Asda's 'Ku Klux Klan'-Looking Flag and the Worst 2014 World Cup Merchandise
Supermarket chain Asda traditionally produce a range of low-cost World Cup merchandise in the build-up to a World Cup, but their latest attempt at cashing in on patriotism seems a little misguided.
The "wearable England flag" has created quite a stir on Twitter as customers point out that the novel £3 product looks rather like a Ku Klux Klan hood when worn.
In light of this questionable St George's flag adaptation, here's some of the worst World Cup merchandise you can buy to cheer on the boys in Brazil...
The Two-Person T-Shirt
Primark have excelled themselves not only with their support for England, but their invention of an entirely new and utterly useless garment.
The Metro recently reported on this two-person t-shirt, appropriately emblazoned with the phrase "Dream Team."
Presumably, the challenge is to see whether you and a friend can move more quickly than England's No. 10 Wayne Rooney while wearing it.
The Wembley Mouse Mat
No one has actually used a mouse mat since 2003, but five English pounds will earn you this lovely panorama of an empty Wembley Stadium to plonk next to your keyboard.
Wing Mirror Socks
Apparently, wing mirror socks are an actual thing.
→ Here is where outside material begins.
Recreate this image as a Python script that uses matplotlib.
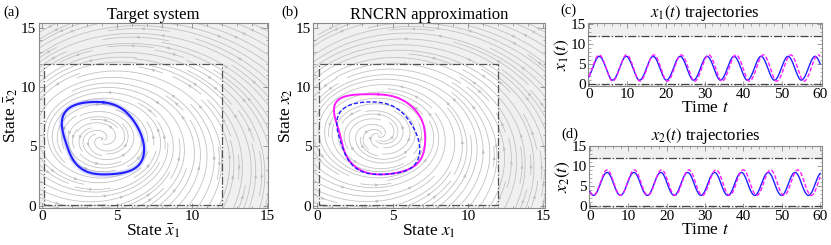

Possibly for when your wing mirrors are cold.
If a set of plastic flags isn't enough to let fellow motorists know your national team of preference, these automotive accoutrements are yours for £2.50 on eBay.
The Garden Gnome
The only thing worse than buying a garden gnome is buying a World Cup-themed garden gnome decked out in St George's flags.
If Asda sell out of wearable England flags, this ornamental alternative will set you back £25 in one of their stores.
The England Wall Decal
Does your home have a wall that needs a large England-themed 2014 Brazil World Cup decal plastered onto it?
The answer is almost certainly yes and the official FIFA store has just the thing for you.
The Versace World Cup Shirt
You could buy a lot of things with £410. Yet that amount of money will only get you one Versace World Cup t-shirt, designed to make you look like the backdrop at a Carlos Santana concert.
"Gold chains and leopard print add luxury," coos the Versace website (per Yahoo! Sport), "while silhouettes of football players connect the glamour of Versace with the sportsmanship of Brazil." Hmmm, not so sure about that.
The Caxirola is Brazil's equivalent of the South African vuvuzela—a noise-making gimmick that creates more irritation than fun.
Shaped like hand grenades, they are basically just glorified rattles. Those who have purchased one for Brazil will soon find them pretty redundant, however, as they have now been banned from all 12 stadia.